5 Erfolglos bleibt auch die erhobene Aufklärungsrüge, mit der geltend gemacht wird, dass das Verwaltungsgericht Zeugen nicht vernommen, sondern deren schriftlichen Erklärungen als wahr unterstellt habe. Sie genügt nicht den Anforderungen an die Bezeichnung eines Verfahrensmangels nach § 133 Abs. 3 Satz 3 VwGO. Eine Aufklärungsrüge setzt unter anderem die Darlegung voraus, welche Zeugen zu welchen konkreten, für die Entscheidung erheblichen Fragen noch hätten gehört werden müssen und welche Aussagen von ihnen hätten erwartet werden können. Hieran fehlt es. Das Verwaltungsgericht hat den schriftlichen Erklärungen der Zeugen kein Enteignungsverbot, sondern lediglich Meinungsäußerungen sowjetischer Militärpersonen in Gesprächen mit dem Bürgermeister Dr. Sch. und deren Familie entnehmen können. Insoweit hätte der Kläger darlegen müssen, welche konkrete Aussage von welchen Zeugen zu erwarten gewesen wäre, die nach dem rechtlichen Maßstab des Verwaltungsgerichts eine „höhere Qualität ... als eine allgemeine Meinungsäußerung“ (UA S. 5) ergab, also eine Äußerung in einer Form und unter Umständen, die den Schluss auf ein verbindliches, der Besatzungsmacht zuzurechnendes Verbot zuließ. Stattdessen hat der Kläger im Wesentlichen lediglich geltend gemacht, dass die Zeugen zu einem Enteignungsverbot detailliert hätten befragen werden müssen.

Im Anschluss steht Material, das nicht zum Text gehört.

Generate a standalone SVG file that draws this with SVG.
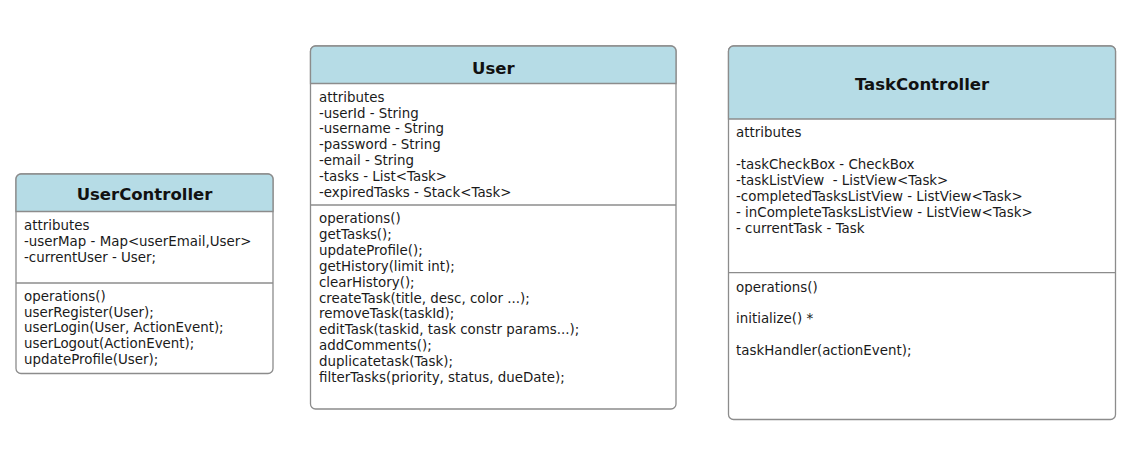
<svg xmlns="http://www.w3.org/2000/svg" width="1138" height="475" viewBox="0 0 1138 475">
<style>
.box{fill:#ffffff;stroke:#8c8c8c;stroke-width:1.3}
.hdr{fill:#b6dce6;stroke:#8c8c8c;stroke-width:1.3}
.sep{stroke:#8c8c8c;stroke-width:1.3;fill:none}
.title{font-family:"DejaVu Sans",Verdana,sans-serif;font-weight:bold;font-size:16.5px;fill:#111;text-anchor:middle}
.t{font-family:"DejaVu Sans",Verdana,sans-serif;font-size:13.4px;fill:#1a1a1a;white-space:pre}
</style>
<rect width="1138" height="475" fill="#ffffff"/>
<g id="connectors"></g>
<g id="UserController">
<rect class="box" x="16" y="174" width="257" height="199.5" rx="5"/>
<path class="hdr" d="M16,211.5 V179 A5,5 0 0 1 21,174 H268 A5,5 0 0 1 273,179 V211.5 Z"/>
<line class="sep" x1="16" y1="283" x2="273" y2="283"/>
<text class="title" x="144.5" y="200">UserController</text>
<text class="t" x="24" y="230">attributes</text>
<text class="t" x="24" y="245.8">-userMap - Map&lt;userEmail,User&gt;</text>
<text class="t" x="24" y="261.6">-currentUser - User;</text>
<text class="t" x="24" y="300.7">operations()</text>
<text class="t" x="24" y="316.5">userRegister(User);</text>
<text class="t" x="24" y="332.3">userLogin(User, ActionEvent);</text>
<text class="t" x="24" y="348.1">userLogout(ActionEvent);</text>
<text class="t" x="24" y="363.9">updateProfile(User);</text>
</g>
<g id="User">
<rect class="box" x="310.5" y="46" width="365.5" height="363" rx="5"/>
<path class="hdr" d="M310.5,83.5 V51 A5,5 0 0 1 315.5,46 H671 A5,5 0 0 1 676,51 V83.5 Z"/>
<line class="sep" x1="310.5" y1="205" x2="676" y2="205"/>
<text class="title" x="493.3" y="73.5">User</text>
<text class="t" x="319" y="101.7">attributes</text>
<text class="t" x="319" y="117.5">-userId - String</text>
<text class="t" x="319" y="133.4">-username - String</text>
<text class="t" x="319" y="149.2">-password - String</text>
<text class="t" x="319" y="165.1">-email - String</text>
<text class="t" x="319" y="180.9">-tasks - List&lt;Task&gt;</text>
<text class="t" x="319" y="196.8">-expiredTasks - Stack&lt;Task&gt;</text>
<text class="t" x="319" y="223.3">operations()</text>
<text class="t" x="319" y="239.1">getTasks();</text>
<text class="t" x="319" y="255">updateProfile();</text>
<text class="t" x="319" y="270.8">getHistory(limit int);</text>
<text class="t" x="319" y="286.7">clearHistory();</text>
<text class="t" x="319" y="302.5">createTask(title, desc, color ...);</text>
<text class="t" x="319" y="318.4">removeTask(taskId);</text>
<text class="t" x="319" y="334.2">editTask(taskid, task constr params...);</text>
<text class="t" x="319" y="350.1">addComments();</text>
<text class="t" x="319" y="365.9">duplicatetask(Task);</text>
<text class="t" x="319" y="381.8">filterTasks(priority, status, dueDate);</text>
</g>
<g id="TaskController">
<rect class="box" x="728.5" y="46" width="387" height="373.5" rx="5"/>
<path class="hdr" d="M728.5,119 V51 A5,5 0 0 1 733.5,46 H1110.5 A5,5 0 0 1 1115.5,51 V119 Z"/>
<line class="sep" x1="728.5" y1="272.7" x2="1115.5" y2="272.7"/>
<text class="title" x="922" y="90">TaskController</text>
<text class="t" x="736" y="137.3">attributes</text>
<text class="t" x="736" y="169.3">-taskCheckBox - CheckBox</text>
<text class="t" x="736" y="185.1">-taskListView  - ListView&lt;Task&gt;</text>
<text class="t" x="736" y="201">-completedTasksListView - ListView&lt;Task&gt;</text>
<text class="t" x="736" y="216.8">- inCompleteTasksListView - ListView&lt;Task&gt;</text>
<text class="t" x="736" y="232.7">- currentTask - Task</text>
<text class="t" x="736" y="291.7">operations()</text>
<text class="t" x="736" y="323.4">initialize() *</text>
<text class="t" x="736" y="355.1">taskHandler(actionEvent);</text>
</g>
</svg>
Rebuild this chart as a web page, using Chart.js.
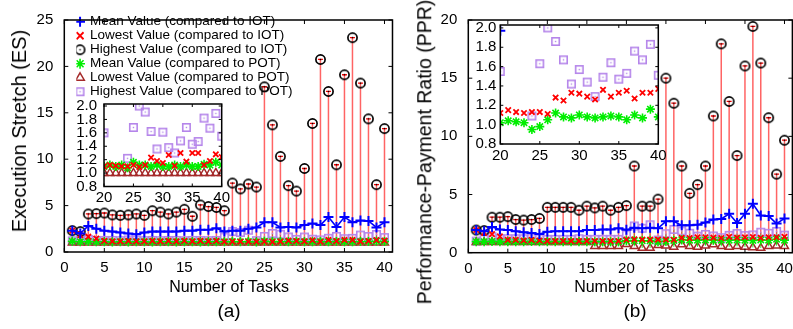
<!DOCTYPE html>
<html><head><meta charset="utf-8">
<script src="https://cdn.jsdelivr.net/npm/chart.js@4.4.1/dist/chart.umd.min.js"></script>
<style>
html,body{margin:0;padding:0;background:#fff;}
#wrap{position:relative;width:793px;height:329px;overflow:hidden;font-family:'Liberation Sans',Arial,sans-serif;background:#fff;}
canvas{position:absolute;}
.t{position:absolute;white-space:nowrap;color:#000;line-height:1;transform:translate(-50%,-50%);}
.r{transform:translate(-50%,-50%) rotate(-90deg);}
</style></head><body>
<div id="wrap">
<canvas id="cA" width="400" height="329" style="left:0;top:0"></canvas>
<canvas id="cB" width="400" height="329" style="left:400px;top:0"></canvas>
<canvas id="iA" width="175" height="125" style="left:60px;top:88px"></canvas>
<canvas id="iB" width="215" height="160" style="left:455px;top:12px"></canvas>
<div class="t r" style="left:19px;top:131px;font-size:20px">Execution Stretch (ES)</div>
<div class="t r" style="left:425px;top:152px;font-size:19.5px">Performance-Payment Ratio (PPR)</div>
<div class="t" style="left:229px;top:287px;font-size:16px">Number of Tasks</div>
<div class="t" style="left:634px;top:287px;font-size:16px">Number of Tasks</div>
<div class="t" style="left:229px;top:310px;font-size:19px">(a)</div>
<div class="t" style="left:635px;top:310px;font-size:19px">(b)</div>
</div>
<script>
// ---------------- data ----------------
const tasks = [1,2,3,4,5,6,7,8,9,10,11,12,13,14,15,16,17,18,19,20,21,22,23,24,25,26,27,28,29,30,31,32,33,34,35,36,37,38,39,40];
const seriesNames = ['Mean Value (compared to IOT)','Lowest Value (compared to IOT)','Highest Value (compared to IOT)','Mean Value (compared to POT)','Lowest Value (compared to POT)','Highest Value (compared to POT)'];

// (a) Execution Stretch
const esMeanIOT = [2.3,2.0,2.8,2.5,2.3,2.2,2.1,2.0,1.9,2.1,2.2,2.2,2.2,2.2,2.3,2.3,2.4,2.4,2.55,2.2,2.3,2.3,2.5,2.65,3.2,3.2,2.65,2.7,2.65,2.9,3.07,2.9,3.77,2.7,3.77,3.2,3.4,3.35,2.65,3.2];
const esLowIOT  = [2.3,1.8,1.65,1.45,1.2,1.15,1.15,1.2,1.15,1.15,1.2,1.15,1.2,1.15,1.2,1.15,1.2,1.15,1.2,1.1,1.12,1.11,1.1,1.1,1.12,1.09,1.12,1.23,1.18,1.15,1.27,1.11,1.3,1.17,1.3,1.3,1.12,1.18,1.28,1.24];
const esHighIOT = [2.3,2.2,4.1,4.13,4.2,4.0,3.95,4.0,4.1,3.95,4.45,4.3,4.1,4.3,4.6,3.85,5.07,4.9,4.8,4.45,7.43,6.8,7.33,7.0,17.8,13.7,10.3,7.15,6.56,9.0,13.85,20.75,17.3,9.4,19.1,23.1,18.2,14.35,7.26,13.3];
const esMeanPOT = [1.15,1.1,1.12,1.1,1.1,1.08,1.1,1.08,1.1,1.1,1.08,1.1,1.1,1.08,1.1,1.1,1.08,1.1,1.1,1.1,1.12,1.1,1.12,1.08,1.16,1.12,1.12,1.1,1.12,1.1,1.1,1.12,1.1,1.12,1.1,1.1,1.13,1.12,1.16,1.12];
const esLowPOT  = [1,1,1,1,1,1,1,1,1,1,1,1,1,1,1,1,1,1,1,1,1,1,1,1,1,1,1,1,1,1,1,1,1,1,1,1,1,1,1,1];
const esHighPOT = [1.2,1.22,1.35,1.25,1.25,1.25,1.22,1.3,1.28,1.22,1.25,1.22,1.25,1.25,1.22,1.25,1.25,1.22,1.25,1.6,2.2,2.1,2.35,1.22,1.68,2.0,1.91,1.62,1.36,1.61,1.38,1.3,1.48,1.68,1.43,1.47,1.82,1.67,1.89,1.55];

// (b) Performance-Payment Ratio
const pprMeanIOT = [1.95,1.85,2.2,2.0,1.95,1.85,1.75,1.7,1.6,1.8,1.85,1.85,1.85,1.85,1.95,1.95,2.0,2.0,2.1,1.97,2.15,2.1,2.15,2.1,2.7,2.7,2.35,2.35,2.4,2.6,2.85,2.9,3.35,2.55,3.35,4.2,3.2,3.15,2.5,2.95];
const pprLowIOT  = [1.95,1.7,1.6,1.4,1.1,1.1,1.05,1.1,1.05,1.0,1.0,1.0,1.0,1.0,1.0,1.0,1.0,1.0,1.0,1.12,1.15,1.13,1.12,1.13,1.13,1.11,1.28,1.25,1.33,1.32,1.29,1.26,1.36,1.29,1.33,1.35,1.27,1.33,1.33,1.37];
const pprHighIOT = [1.95,1.9,3.05,3.05,3.1,2.85,2.8,2.85,2.95,3.9,3.9,3.9,3.9,3.65,4.0,3.85,4.0,3.65,3.9,4.05,7.45,4.0,4.0,4.6,15.0,12.85,7.45,5.1,5.85,7.45,11.75,17.95,13.0,8.35,16.05,19.45,16.3,11.6,6.75,9.67];
const pprMeanPOT = [0.95,0.95,0.97,0.95,0.95,0.95,0.95,0.97,0.95,0.95,0.95,0.95,0.95,0.95,0.95,0.95,0.95,0.95,0.95,1.02,1.04,1.03,1.02,0.95,0.98,1.05,1.12,1.08,1.07,1.1,1.08,1.07,1.08,1.09,1.08,1.05,1.1,1.07,1.16,1.08];
const pprLowPOT  = [0.9,0.9,0.9,0.9,0.9,0.9,0.9,0.9,0.9,0.9,0.9,0.9,0.9,0.9,0.9,0.55,0.55,0.55,0.55,0.72,0.55,0.4,0.4,0.64,0.6,0.5,0.7,0.55,0.5,0.6,0.7,0.55,0.5,0.55,0.5,0.45,0.4,0.55,0.6,0.55];
const pprHighPOT = [1.0,1.25,1.37,1.2,1.2,1.2,1.2,1.25,1.2,1.15,1.15,1.15,1.15,1.2,1.15,1.15,1.15,1.15,1.15,1.55,2.3,2.1,2.4,1.09,1.63,2.0,1.86,1.67,1.42,1.57,1.44,1.29,1.49,1.64,1.47,1.53,1.76,1.67,1.83,1.51];

const xTicksMain = [0,5,10,15,20,25,30,35,40];
const xTicksInset = [20,25,30,35,40];
const yTicksES = [0,5,10,15,20,25];
const yTicksPPR = [0,5,10,15,20];
const yTicksInset = [0.8,1.0,1.2,1.4,1.6,1.8,2.0];

// ---------------- styling helpers ----------------
const FONT = "'Liberation Sans', Arial, Helvetica, sans-serif";
Chart.defaults.font.family = FONT;
Chart.defaults.color = '#000';

const BLUE='#0000ff', RED='#ff0000', GREEN='#00ee00', BROWN='#a52a2a', PURPLE='#b585ea';

function circleImg(){ const c=document.createElement('canvas'); c.width=13; c.height=13; const g=c.getContext('2d');
  g.strokeStyle='#000'; g.lineWidth=1.7; g.beginPath(); g.arc(6.5,6.5,4.6,0,Math.PI*2); g.stroke();
  g.fillStyle='#000'; g.fillRect(5.8,5.8,1.4,1.4); return c; }
function squareImg(){ const c=document.createElement('canvas'); c.width=11; c.height=11; const g=c.getContext('2d');
  g.strokeStyle=PURPLE; g.lineWidth=1.6; g.strokeRect(1.8,1.8,7.4,7.4);
  g.fillStyle=PURPLE; g.fillRect(4.8,4.8,1.4,1.4); return c; }
const CIRC = circleImg(), SQR = squareImg();

const pts = vals => vals.map((v,i)=>({x:tasks[i], y:v}));
const segs = (lo,hi) => { const o=[]; lo.forEach((v,i)=>{ o.push({x:tasks[i],y:v},{x:tasks[i],y:hi[i]},{x:tasks[i],y:null}); }); return o; };

function pointSets(mean, low, high, pm, pl, ph, meanLine){
  return [
    {label:seriesNames[0], data:pts(mean), showLine:meanLine, borderColor:BLUE, borderWidth:1.6, pointStyle:'cross', pointRadius:5, pointBorderWidth:2, pointBorderColor:BLUE, backgroundColor:BLUE},
    {label:seriesNames[1], data:pts(low), pointStyle:'crossRot', pointRadius:3.8, pointBorderWidth:1.8, pointBorderColor:RED, borderColor:RED, backgroundColor:RED},
    {label:seriesNames[2], data:pts(high), pointStyle:CIRC, borderColor:'#000', backgroundColor:'#000'},
    {label:seriesNames[3], data:pts(pm), pointStyle:'star', pointRadius:4.5, pointBorderWidth:1.6, pointBorderColor:GREEN, borderColor:GREEN, backgroundColor:GREEN},
    {label:seriesNames[4], data:pts(pl), pointStyle:'triangle', pointRadius:4.6, pointBorderWidth:1.5, pointBorderColor:BROWN, pointBackgroundColor:'rgba(0,0,0,0)', borderColor:BROWN, backgroundColor:'rgba(0,0,0,0)'},
    {label:seriesNames[5], data:pts(ph), pointStyle:SQR, borderColor:PURPLE, backgroundColor:PURPLE}
  ];
}
function mainSets(mean, low, high, pm, pl, ph){
  return pointSets(mean, low, high, pm, pl, ph, true).concat([
    {label:'cap', data:pts(high), pointStyle:'line', pointRadius:2.5, pointBorderWidth:1.3, pointBorderColor:RED},
    {label:'iotbar', data:segs(low,high), showLine:true, spanGaps:false, pointRadius:0, borderColor:'rgba(255,40,40,0.72)', borderWidth:1.5},
    {label:'potbar', data:segs(pl,ph), showLine:true, spanGaps:false, pointRadius:0, borderColor:'rgba(0,220,0,0.8)', borderWidth:1}
  ]);
}

const framePlugin = {
  id:'frame',
  afterDatasetsDraw(chart, args, o){
    const {ctx, chartArea:a, scales:{x,y}} = chart;
    ctx.save();
    ctx.strokeStyle='#000'; ctx.lineWidth=o.lw||1.5;
    ctx.strokeRect(a.left, a.top, a.right-a.left, a.bottom-a.top);
    const L=o.tick||4; ctx.lineWidth=1; ctx.beginPath();
    x.ticks.forEach(t=>{const p=x.getPixelForValue(t.value); ctx.moveTo(p,a.bottom); ctx.lineTo(p,a.bottom-L); ctx.moveTo(p,a.top); ctx.lineTo(p,a.top+L);});
    y.ticks.forEach(t=>{const p=y.getPixelForValue(t.value); ctx.moveTo(a.left,p); ctx.lineTo(a.left+L,p); ctx.moveTo(a.right,p); ctx.lineTo(a.right-L,p);});
    ctx.stroke(); ctx.restore();
  }
};
const legendShift = {
  id:'legendShift',
  afterLayout(chart, args, o){
    const lg = chart.legend; if(!lg || o.dx===undefined) return;
    const h = lg.bottom - lg.top;
    lg.left+=o.dx; lg.right+=o.dx; lg.top=o.top; lg.bottom=o.top+h;
  }
};

function axisX(min,max,ticks,h,pad){
  return {type:'linear', min, max, offset:false,
    afterBuildTicks(s){ s.ticks = ticks.map(v=>({value:v})); },
    ticks:{padding:pad, maxRotation:0, autoSkip:false, font:{size:15}, color:'#000'},
    grid:{display:false, drawTicks:false, offset:false}, border:{display:false},
    afterFit(s){ s.height=h; } };
}
function axisY(min,max,w,pad,dec,list){
  return {type:'linear', min, max,
    afterBuildTicks(s){ s.ticks = list.map(v=>({value:v})); },
    ticks:{padding:pad, autoSkip:false, font:{size:15}, color:'#000', callback:v=>dec?Number(v).toFixed(dec):String(v)},
    grid:{display:false, drawTicks:false}, border:{display:false},
    afterFit(s){ s.width=w; } };
}

function makeChart(id, datasets, opts){
  return new Chart(document.getElementById(id), {
    type:'scatter',
    data:{datasets},
    options:{responsive:false, animation:false, events:[],
      layout:{padding:opts.padding},
      scales:{x:opts.x, y:opts.y},
      plugins:{tooltip:{enabled:false}, legend:opts.legend||{display:false}, frame:{lw:opts.lw||1.5, tick:opts.tick||4}, legendShift:opts.shift||{}}
    },
    plugins:[framePlugin, legendShift]
  });
}

// (a) main
makeChart('cA', mainSets(esMeanIOT, esLowIOT, esHighIOT, esMeanPOT, esLowPOT, esHighPOT), {
  padding:{left:0,right:7,top:13.5,bottom:0},
  x:axisX(0,41,xTicksMain,77,7),
  y:axisY(0,25,64.3,11,0,yTicksES),
  legend:{display:true, position:'chartArea', align:'start',
    labels:{usePointStyle:true, boxWidth:6.5, boxHeight:7, padding:0.5, color:'#000', font:{size:13.5},
      filter:(it)=>it.datasetIndex<6}},
  shift:{dx:12, top:14.5}
});
// (b) main
makeChart('cB', mainSets(pprMeanIOT, pprLowIOT, pprHighIOT, pprMeanPOT, pprLowPOT, pprHighPOT), {
  padding:{left:0,right:3.7,top:13,bottom:0},
  x:axisX(0,41,xTicksMain,76.3,7),
  y:axisY(0,20,68.3,11,0,yTicksPPR)
});
// insets
makeChart('iA', pointSets(esMeanIOT, esLowIOT, esHighIOT, esMeanPOT, esLowPOT, esHighPOT, false), {
  padding:{left:0,right:13.3,top:11.5,bottom:0},
  x:axisX(20,40,xTicksInset,26.5,2),
  y:axisY(0.8,2.03,44,7,1,yTicksInset),
  tick:3
});
makeChart('iB', pointSets(pprMeanIOT, pprLowIOT, pprHighIOT, pprMeanPOT, pprLowPOT, pprHighPOT, false), {
  padding:{left:0,right:11.7,top:12.5,bottom:0},
  x:axisX(20,40,xTicksInset,28,3),
  y:axisY(0.8,2.03,45.3,4,1,yTicksInset),
  tick:3
});
</script>
</body></html>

6 Auch setzt sich der Kläger nicht damit auseinander, dass das Verwaltungsgericht die Ablehnung eines Enteignungsverbots nicht nur auf den Inhalt der schriftlichen Erklärungen der Zeugen, sondern maßgeblich auch darauf gestützt hat, dass sich Herta Sch. und Dr. Erich Sch. in ihren Eingaben an die sowjetische Besatzungsmacht nicht auf ein Enteignungsverbot oder entsprechende Aussagen berufen hätten. Zudem liege kein historisches Dokument vor, in welchem ein solches Verbot - „und sei es auch nur dem weiteren Sinn nach“ - erwähnt werde (UA S. 3). Auch hat das Verwaltungsgericht die Umstände im Zusammenhang mit der Flucht der Eheleute Sch. aus Angst vor der sowjetischen Besatzungsmacht gewürdigt und hierin wohl zusätzlich ein Indiz gegen ein Enteignungsverbot gesehen.

7 Die Kostenentscheidung folgt aus § 154 Abs. 2 VwGO. Die Streitwertfestsetzung beruht auf §§ 47, 52 GKG.